Wednesday, 9 January 2019
Hall 4 (Phoenix Convention Center - West and North Buildings)
Jiafu Mao, ORNL, Oak Ridge, TN; and W. Forbes, D. Ricciuto, S. C. Kao, X. Shi, M. Jin, W. Guo, T. Zhao, Y. Wang, P. E. Thornton, and F. M. Hoffman

Trend and detection and attribution analyses were performed using naturalized streamflow observations and routed land surface model simulations for the Columbia River Basin (CRB) covering the water years 1951 – 2008. The CRB was separated into 10 subbasins with the flow from the Lower Columbia subbasin at The Dalles representing the flow for the entire basin. All the subbasins had significant declines in the amount of annual total streamflow except Middle and Upper Snake and Upper Columbia.

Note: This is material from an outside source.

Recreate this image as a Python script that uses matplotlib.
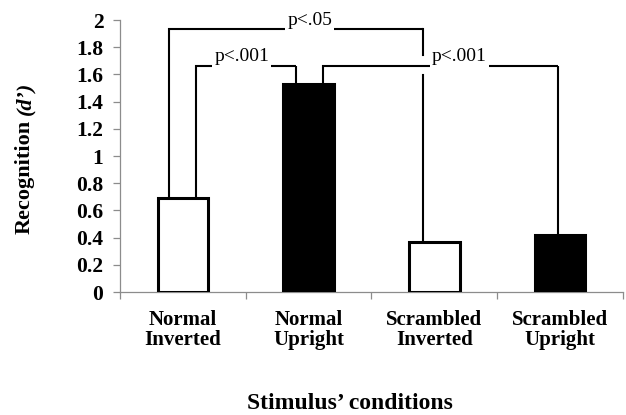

These declines in annual total flow were led by significant declines in the monthly flow for June – October. Declines in June – October also directly led to significant declines in the peak flow and July-August-September summer means. Trends for center of timing were not as consistent across all the subbasins, but a significant shift towards earlier center of timing was found at the Lower and Upper Columbia and Kootenay subbasins. The Routing Application for Parallel computatIon of Discharge (RAPID) routed semi-factorial simulations of the land component of DOE Energy Exascale Earth System Model (ELM) were driven by three different sets of meteorological drivers with the temperature and precipitation corrected by Livneh (Livneh et al., 2013). The mean of the three sets of simulations provided the historical changes in streamflow due to the effects of climate change (CLMT), CO2 concentration (CO2), nitrogen deposition (NDEP), and land use and land cover change (LULCC). Excluding the Snake River subbasins, LULCC had the same pattern of declines in monthly flow, but the period was shifted to May – September. The June – October pattern of significant trends was also found in NDEP; however, the trends showed significant increases in flow. While there were significant trends in CO2, NDEP, and LULCC, the detection and attribution analysis showed that the change in annual total, center of timing of, and summer mean streamflow could only be attributed to CLMT. This is due to the signals in CO2, NDEP, and LULCC being weak in comparison to the signal in CLMT and the natural internal variability found in streamflow. The results indicate that the historical changes in climate led to a decrease in summer flow for the CRB which consequently led to a decrease in annual total flow and a shift towards earlier center of timing.